### Problem statement
Every record should be copied exactly, except that pictures are to be omitted.

### Record list
+++++

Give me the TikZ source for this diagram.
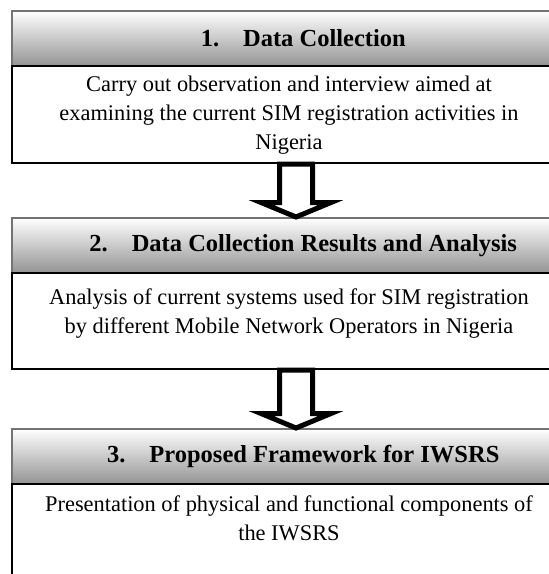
\documentclass[tikz,border=0pt]{standalone}
\usepackage{fontspec}
\setmainfont{Liberation Serif}
\usetikzlibrary{calc}

\begin{document}
\begin{tikzpicture}[x=1pt,y=-1pt,
  hdr/.style={draw=black!55,line width=1.5pt,top color=white,bottom color=black!42,
    minimum width=549pt,minimum height=55pt,anchor=north west,inner sep=0pt,
    font=\fontsize{24.5}{28}\selectfont\bfseries},
  txtbox/.style={draw=black,line width=2pt,fill=white,minimum width=549pt,
    anchor=north west,inner sep=0pt,align=center,
    font=\fontsize{22.4}{29}\selectfont},
  blockarrow/.style={draw=black,fill=white,line width=5pt,line join=miter}]
\useasboundingbox (0,0) rectangle (549,574);
\coordinate (ax) at (296,0);
\node[hdr] (h1) at (11,10) {\hspace*{34pt}1.\hspace{24pt}Data Collection};
\node[txtbox,minimum height=97pt] (b1) at (11,65) {\hspace*{5pt}\begin{tabular}{@{}c@{}}Carry out observation and interview aimed at\\examining the current SIM registration activities in\\Nigeria\end{tabular}};
\node[hdr] (h2) at (11,217) {\hspace*{34pt}2.\hspace{24pt}Data Collection Results and Analysis};
\node[txtbox,minimum height=96pt] (b2) at (11,272) {\hspace*{5pt}\begin{tabular}{@{}c@{}}Analysis of current systems used for SIM registration\\by different Mobile Network Operators in Nigeria\\[-14pt]\mbox{}\end{tabular}};
\node[hdr] (h3) at (11,428) {\hspace*{34pt}3.\hspace{24pt}Proposed Framework for IWSRS};
\node[txtbox,minimum height=120pt] (b3) at (11,483) {\hspace*{5pt}\begin{tabular}{@{}c@{}}Presentation of physical and functional components of\\the IWSRS\\\mbox{}\\[-10pt]\mbox{}\end{tabular}};
% arrows between the steps
\coordinate (t1) at (ax |- h2.north);
\draw[blockarrow] ($(ax |- b1.south)+(-16.5,0)$) |- ($(t1)+(-35,-14.5)$) -- (t1)
  -- ($(t1)+(35,-14.5)$) -| ($(ax |- b1.south)+(16.5,0)$) -- cycle;
\coordinate (t2) at (ax |- h3.north);
\draw[blockarrow] ($(ax |- b2.south)+(-16.5,0)$) |- ($(t2)+(-35,-14.5)$) -- (t2)
  -- ($(t2)+(35,-14.5)$) -| ($(ax |- b2.south)+(16.5,0)$) -- cycle;
\end{tikzpicture}
\end{document}
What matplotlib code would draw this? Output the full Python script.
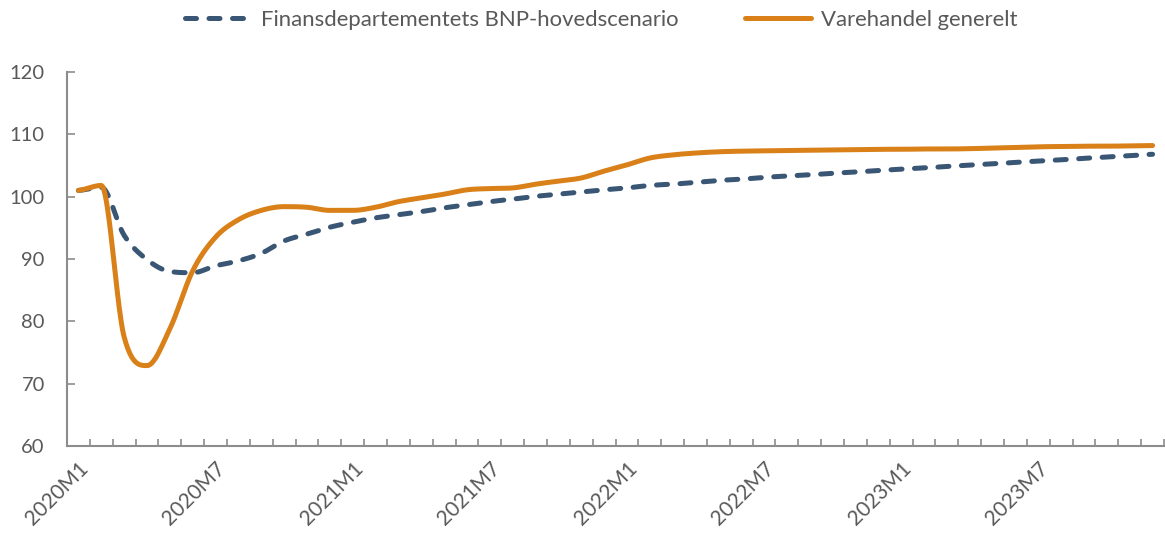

+++++

### The solution
Give me the TikZ source for this diagram.
\documentclass[tikz,border=0pt]{standalone}
\usepackage{fontspec}
\setmainfont{Liberation Serif}
\usetikzlibrary{calc}

\begin{document}
\begin{tikzpicture}[x=1pt,y=-1pt,
  hdr/.style={draw=black!55,line width=1.5pt,top color=white,bottom color=black!42,
    minimum width=549pt,minimum height=55pt,anchor=north west,inner sep=0pt,
    font=\fontsize{24.5}{28}\selectfont\bfseries},
  txtbox/.style={draw=black,line width=2pt,fill=white,minimum width=549pt,
    anchor=north west,inner sep=0pt,align=center,
    font=\fontsize{22.4}{29}\selectfont},
  blockarrow/.style={draw=black,fill=white,line width=5pt,line join=miter}]
\useasboundingbox (0,0) rectangle (549,574);
\coordinate (ax) at (296,0);
\node[hdr] (h1) at (11,10) {\hspace*{34pt}1.\hspace{24pt}Data Collection};
\node[txtbox,minimum height=97pt] (b1) at (11,65) {\hspace*{5pt}\begin{tabular}{@{}c@{}}Carry out observation and interview aimed at\\examining the current SIM registration activities in\\Nigeria\end{tabular}};
\node[hdr] (h2) at (11,217) {\hspace*{34pt}2.\hspace{24pt}Data Collection Results and Analysis};
\node[txtbox,minimum height=96pt] (b2) at (11,272) {\hspace*{5pt}\begin{tabular}{@{}c@{}}Analysis of current systems used for SIM registration\\by different Mobile Network Operators in Nigeria\\[-14pt]\mbox{}\end{tabular}};
\node[hdr] (h3) at (11,428) {\hspace*{34pt}3.\hspace{24pt}Proposed Framework for IWSRS};
\node[txtbox,minimum height=120pt] (b3) at (11,483) {\hspace*{5pt}\begin{tabular}{@{}c@{}}Presentation of physical and functional components of\\the IWSRS\\\mbox{}\\[-10pt]\mbox{}\end{tabular}};
% arrows between the steps
\coordinate (t1) at (ax |- h2.north);
\draw[blockarrow] ($(ax |- b1.south)+(-16.5,0)$) |- ($(t1)+(-35,-14.5)$) -- (t1)
  -- ($(t1)+(35,-14.5)$) -| ($(ax |- b1.south)+(16.5,0)$) -- cycle;
\coordinate (t2) at (ax |- h3.north);
\draw[blockarrow] ($(ax |- b2.south)+(-16.5,0)$) |- ($(t2)+(-35,-14.5)$) -- (t2)
  -- ($(t2)+(35,-14.5)$) -| ($(ax |- b2.south)+(16.5,0)$) -- cycle;
\end{tikzpicture}
\end{document}
What matplotlib code would draw this? Output the full Python script.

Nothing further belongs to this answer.